In the context of an ellipse, the terms perihelion and aphelion distances are fundamentally crucial. They refer to the closest and farthest points of the ellipse from one of its foci. Knowing these distances is vital as they simplify understanding how elongated the ellipse is.
To locate these distances mathematically, we use the ellipse equation in polar coordinates. When you have such an equation as \( r = \frac{ed}{1+e \cos(\theta-\theta_0)} \):

• **Perihelion Distance (\(r_1\))** occurs when the value of \( \cos(\theta-\theta_0) \) minimizes to its lowest point, effectively translating to \( \cos(\theta-\theta_0) = -1 \).
• **Aphelion Distance (\(r_2\))** is found when \( \cos(\theta-\theta_0) \) maximizes to its highest point, specifically turning into \( \cos(\theta-\theta_0) = 1 \).

Ultimately, these principles are used to derive the expressions for \( r_1 = \frac{ed}{1-e} \) and \( r_2 = \frac{ed}{1+e} \), offering an easy means to determine how an ellipse stretches around a focus.

Major and minor diameters are essential for defining the shape size and characteristics of an ellipse.

The **major diameter** is the longest diameter of the ellipse. It stretches through the center and both foci, from one side of the ellipse to the other. To compute the major diameter of an ellipse given in polar coordinates, you add together the perihelion and aphelion distances of the ellipse.

• The formula for the major diameter becomes \( \text{Major diameter} = \frac{2ed}{1-e^2} \).

The **minor diameter** is perpendicular to the major diameter, spanning the shortest path through the center of the ellipse.

• To calculate the minor diameter, apply the relation \( \text{Minor diameter} = 2 \times \frac{ed}{\sqrt{1-e^2}} \)

Understanding these diameters helps in comprehending the overall dimensions and eccentricity of an ellipse.
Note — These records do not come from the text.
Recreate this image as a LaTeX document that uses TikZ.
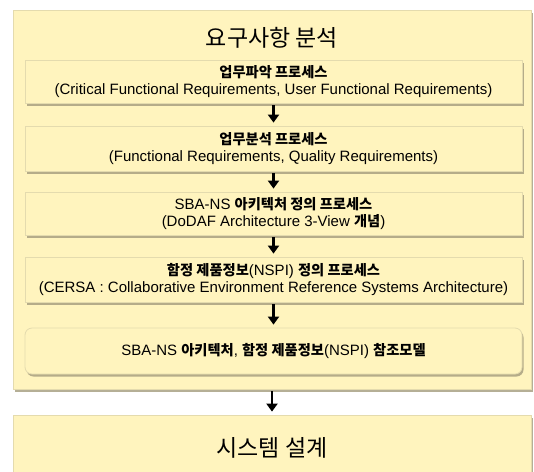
\documentclass[tikz,border=0pt]{standalone}
\usepackage{fontspec}
\setmainfont{Liberation Sans}
\newfontfamily\krfont{Noto Sans CJK KR}[Scale=0.95]
\newfontfamily\krtitle{Noto Sans CJK KR}
\newcommand\hg[1]{{\krtitle #1}}
\newcommand\hgb[1]{{\krfont\bfseries #1}}
\usetikzlibrary{shadows,arrows.meta}
\definecolor{paper}{HTML}{FFF4BE}
\definecolor{rim}{HTML}{E4DBAE}
\definecolor{shade}{HTML}{A39B7C}
\tikzset{
  panel/.style={draw=rim, line width=0.8pt, fill=paper,
    drop shadow={shadow xshift=1.5pt, shadow yshift=-2.5pt, fill=shade, opacity=0.8}},
  procbox/.style={panel, minimum width=497pt, inner sep=0pt, align=center,
    font=\fontsize{15pt}{16.5pt}\selectfont},
  flow/.style={line width=2.8pt, -{Triangle[width=11pt,length=8pt]}, shorten <=2pt, shorten >=3pt},
  bigtitle/.style={font=\fontsize{23pt}{26pt}\selectfont}
}
\begin{document}
\begin{tikzpicture}[x=1pt,y=-1pt]
\useasboundingbox (0,0) rectangle (534,471);
% outer requirements-analysis panel
\node[panel, minimum width=518pt, minimum height=379pt, inner sep=0pt] (outer) at (272,199.5) {};
\node[bigtitle] (title) at (272,38) {\hg{요구사항 분석}};
% process steps
\node[procbox, minimum height=43pt] (p1) at (273.5,81.5)
  {\hgb{업무파악 프로세스}\\(Critical Functional Requirements, User Functional Requirements)};
\node[procbox, minimum height=45pt] (p2) at (273.5,148.5)
  {\hgb{업무분석 프로세스}\\(Functional Requirements, Quality Requirements)};
\node[procbox, minimum height=43pt] (p3) at (273.5,213.5)
  {SBA-NS \hgb{아키텍처 정의 프로세스}\\(DoDAF Architecture 3-View \hgb{개념})};
\node[procbox, minimum height=45pt] (p4) at (273.5,279.5)
  {\hgb{함정 제품정보}(NSPI) \hgb{정의 프로세스}\\(CERSA : Collaborative Environment Reference Systems Architecture)};
\node[procbox, rounded corners=7pt, minimum height=46pt] (p5) at (273.5,351)
  {SBA-NS \hgb{아키텍처}, \hgb{함정 제품정보}(NSPI) \hgb{참조모델}};
% system design panel
\node[panel, minimum width=518pt, minimum height=60pt, inner sep=0pt] (design) at (272,445) {};
\node[bigtitle] (dtitle) at (272,448) {\hg{시스템 설계}};
% flow arrows
\draw[flow] (p1.south) -- (p2.north);
\draw[flow] (p2.south) -- (p3.north);
\draw[flow] (p3.south) -- (p4.north);
\draw[flow] (p4.south) -- (p5.north);
\draw[flow] (outer.south) -- (design.north);
\end{tikzpicture}
\end{document}
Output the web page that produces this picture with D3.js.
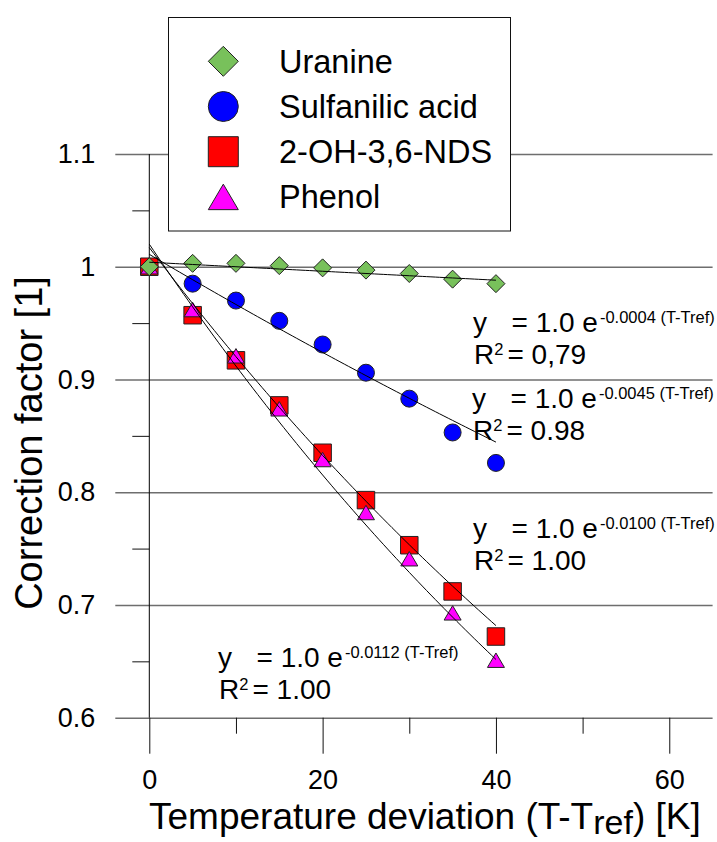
<!DOCTYPE html>
<html>
<head>
<meta charset="utf-8">
<script src="https://cdn.jsdelivr.net/npm/d3@7"></script>
<style>
  html, body { margin: 0; padding: 0; background: #fff; }
  svg { display: block; }
  text { font-family: "Liberation Sans", Arial, sans-serif; fill: #000; }
</style>
</head>
<body>
<svg id="chart" width="717" height="842"></svg>
<script>
// Temperature deviation (K) at which each correction factor was measured
const temps = [0, 5, 10, 15, 20, 25, 30, 35, 40];

// Correction factors per tracer
const uranine    = [1.000, 1.003, 1.003, 1.001, 0.999, 0.997, 0.994, 0.989, 0.985];
const sulfanilic = [1.000, 0.985, 0.970, 0.952, 0.931, 0.906, 0.883, 0.853, 0.826];
const nds        = [1.000, 0.957, 0.917, 0.877, 0.835, 0.793, 0.753, 0.712, 0.672];
const phenol     = [1.000, 0.962, 0.921, 0.874, 0.829, 0.782, 0.741, 0.693, 0.651];

const seriesNames = ["Uranine", "Sulfanilic acid", "2-OH-3,6-NDS", "Phenol"];

// Exponential fits y = a * exp(-b * (T - Tref))
const fitA = [1.004, 1.011, 1.017, 1.020];
const fitB = [0.0004, 0.0045, 0.0100, 0.0112];
const fitBLabels = ["-0.0004", "-0.0045", "-0.0100", "-0.0112"];
const r2Labels = ["0,79", "0.98", "1.00", "1.00"];

// Axis ticks
const yMajor = [0.6, 0.7, 0.8, 0.9, 1.0, 1.1];
const yTickLabels = ["0.6", "0.7", "0.8", "0.9", "1", "1.1"];
const yMinor = [0.65, 0.75, 0.85, 0.95, 1.05];
const xMajor = [0, 20, 40, 60];
const xTickLabels = ["0", "20", "40", "60"];
const xMinor = [10, 30, 50];

// ---- layout ----
const svg = d3.select("#chart");
const x = d3.scaleLinear().domain([0, 65]).range([149.3, 712.6]);
const y = d3.scaleLinear().domain([0.6, 1.1]).range([717.7, 154]);

const FONT_TICK = 27, FONT_LEGEND = 32.5, FONT_ANNO = 28, FONT_SUP = 16.5;

// marker shapes, sized by their bounding width
const shapes = {
  diamond: { draw(ctx, size) { const r = Math.sqrt(size) / 2;
    ctx.moveTo(0, -r); ctx.lineTo(r, 0); ctx.lineTo(0, r); ctx.lineTo(-r, 0); ctx.closePath(); } },
  circle: { draw(ctx, size) { const r = Math.sqrt(size) / 2;
    ctx.moveTo(r, 0); ctx.arc(0, 0, r, 0, 2 * Math.PI); ctx.closePath(); } },
  square: { draw(ctx, size) { const r = Math.sqrt(size) / 2;
    ctx.rect(-r, -r, 2 * r, 2 * r); } },
  triangle: { draw(ctx, size) { const w = Math.sqrt(size), h = w * 0.85;
    ctx.moveTo(0, -h / 2); ctx.lineTo(w / 2, h / 2); ctx.lineTo(-w / 2, h / 2); ctx.closePath(); } }
};

const series = [
  { name: seriesNames[0], values: uranine,    shape: "diamond",  color: "#78c15b", w: 18,   lw: 30 },
  { name: seriesNames[1], values: sulfanilic, shape: "circle",   color: "#0000ff", w: 17,   lw: 30 },
  { name: seriesNames[2], values: nds,        shape: "square",   color: "#ff0000", w: 17.5, lw: 30 },
  { name: seriesNames[3], values: phenol,     shape: "triangle", color: "#ff00ff", w: 17,   lw: 30 }
];
series.forEach((s, i) => { s.a = fitA[i]; s.b = fitB[i]; s.bLabel = fitBLabels[i]; s.r2 = r2Labels[i]; });

// ---- grid lines ----
svg.append("g")
  .attr("transform", `translate(${x(0)},0)`)
  .call(d3.axisLeft(y).tickValues(yMajor).tickSize(-(x(65) - x(0))).tickFormat(""))
  .call(g => g.select(".domain").remove())
  .call(g => g.selectAll("line").attr("stroke", "#6e6e6e").attr("stroke-width", 1.5));

// ---- y axis: major ticks with labels, minor ticks ----
svg.append("g")
  .attr("transform", `translate(${x(0)},0)`)
  .call(d3.axisLeft(y).tickValues(yMajor).tickSize(34).tickPadding(20)
    .tickFormat((d, i) => yTickLabels[i]))
  .call(g => g.select(".domain").remove())
  .call(g => g.selectAll("line").attr("stroke", "#6e6e6e").attr("stroke-width", 1.5))
  .call(g => g.selectAll("text").attr("font-size", FONT_TICK)
    .attr("font-family", "Liberation Sans, Arial, sans-serif").attr("fill", "#000"));

svg.append("g")
  .attr("transform", `translate(${x(0)},0)`)
  .call(d3.axisLeft(y).tickValues(yMinor).tickSize(17).tickFormat(""))
  .call(g => g.select(".domain").remove())
  .call(g => g.selectAll("line").attr("stroke", "#111").attr("stroke-width", 1));

// ---- x axis: major ticks with labels, minor ticks ----
svg.append("g")
  .attr("transform", `translate(0,${y(0.6)})`)
  .call(d3.axisBottom(x).tickValues(xMajor).tickSize(36).tickPadding(16)
    .tickFormat((d, i) => xTickLabels[i]))
  .call(g => g.select(".domain").remove())
  .call(g => g.selectAll("line").attr("stroke", "#111").attr("stroke-width", 1))
  .call(g => g.selectAll("text").attr("font-size", FONT_TICK)
    .attr("font-family", "Liberation Sans, Arial, sans-serif").attr("fill", "#000"));

svg.append("g")
  .attr("transform", `translate(0,${y(0.6)})`)
  .call(d3.axisBottom(x).tickValues(xMinor).tickSize(16).tickFormat(""))
  .call(g => g.select(".domain").remove())
  .call(g => g.selectAll("line").attr("stroke", "#111").attr("stroke-width", 1));

// vertical axis line at T - Tref = 0
svg.append("line")
  .attr("x1", x(0)).attr("x2", x(0))
  .attr("y1", y(1.1)).attr("y2", y(0.6))
  .attr("stroke", "#000").attr("stroke-width", 1);

// ---- axis titles ----
svg.append("text")
  .attr("transform", `translate(42,443) rotate(-90)`)
  .attr("text-anchor", "middle")
  .attr("font-size", 38)
  .text("Correction factor [1]");

const xTitle = svg.append("text")
  .attr("x", 149).attr("y", 829)
  .attr("font-size", 37);
xTitle.append("tspan").text("Temperature deviation (T-T");
xTitle.append("tspan").attr("dy", 5).attr("font-size", 34).text("ref");
xTitle.append("tspan").attr("dy", -5).text(") [K]");

// ---- legend ----
const legend = svg.append("g");
legend.append("rect")
  .attr("x", 168.5).attr("y", 17.5).attr("width", 342).attr("height", 213.5)
  .attr("fill", "#fff").attr("stroke", "#111").attr("stroke-width", 1);
series.forEach((s, i) => {
  const cy = 61.3 + i * 45.2;
  legend.append("path")
    .attr("transform", `translate(223.3,${cy})`)
    .attr("d", d3.symbol().type(shapes[s.shape]).size(s.lw * s.lw)())
    .attr("fill", s.color).attr("stroke", "#222").attr("stroke-width", 1);
  legend.append("text")
    .attr("x", 279).attr("y", cy + 11.5)
    .attr("font-size", FONT_LEGEND)
    .text(s.name);
});

// ---- data markers (drawn so that uranine ends up on top) ----
const drawOrder = [1, 2, 3, 0];
drawOrder.forEach(k => {
  const s = series[k];
  svg.append("g").selectAll("path")
    .data(temps.map((t, i) => ({ t, v: s.values[i] })))
    .join("path")
    .attr("transform", d => `translate(${x(d.t)},${y(d.v)})`)
    .attr("d", d3.symbol().type(shapes[s.shape]).size(s.w * s.w)())
    .attr("fill", s.color).attr("stroke", "#222").attr("stroke-width", 1);
});

// ---- fitted exponential curves ----
const fitLine = d3.line().x(d => x(d[0])).y(d => y(d[1]));
const fitT = d3.range(0, 40.001, 0.5);
series.forEach(s => {
  svg.append("path")
    .attr("d", fitLine(fitT.map(t => [t, s.a * Math.exp(-s.b * t)])))
    .attr("fill", "none").attr("stroke", "#000").attr("stroke-width", 1);
});

// ---- fit equations ----
const annoPos = [[473, 331.7], [472, 408.3], [473, 538.3], [218, 667.3]];
series.forEach((s, i) => {
  const [ax, ay] = annoPos[i];
  const l1 = svg.append("text").attr("x", ax).attr("y", ay).attr("font-size", FONT_ANNO);
  l1.append("tspan").text("y");
  l1.append("tspan").attr("x", ax + 38.5).text("= 1.0 e");
  l1.append("tspan").attr("dx", 2).attr("dy", -9).attr("font-size", FONT_SUP)
    .text(`${s.bLabel} (T-Tref)`);

  const l2 = svg.append("text").attr("x", ax + 1).attr("y", ay + 32).attr("font-size", FONT_ANNO);
  l2.append("tspan").text("R");
  l2.append("tspan").attr("dy", -9).attr("font-size", FONT_SUP).text("2");
  l2.append("tspan").attr("dx", 4).attr("dy", 9).text(`= ${s.r2}`);
});
</script>
</body>
</html>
Polar coordinates offer a unique way to describe the position and shape characteristics of an ellipse, especially when one focus is at the pole. This results in equations that are particularly useful for various applications, such as astronomy.

The essence of using polar coordinates is reflected in the equation \( r = \frac{ed}{1+e \cos(\theta-\theta_0)} \), where:\

• \( r \) represents the radius vector, the distance from the pole to a point on the ellipse.
• \( e \) is the eccentricity of the ellipse, a measure of how much the shape deviates from being circular.
• \( \theta \) is the polar angle, and \( \theta_0 \) is the angle where this form of the equation is minimized or maximized.

Expressing ellipses in polar form with these elements allows for easy calculation of distances like perihelion and aphelion, as well as insights into the ellipse's geometric properties.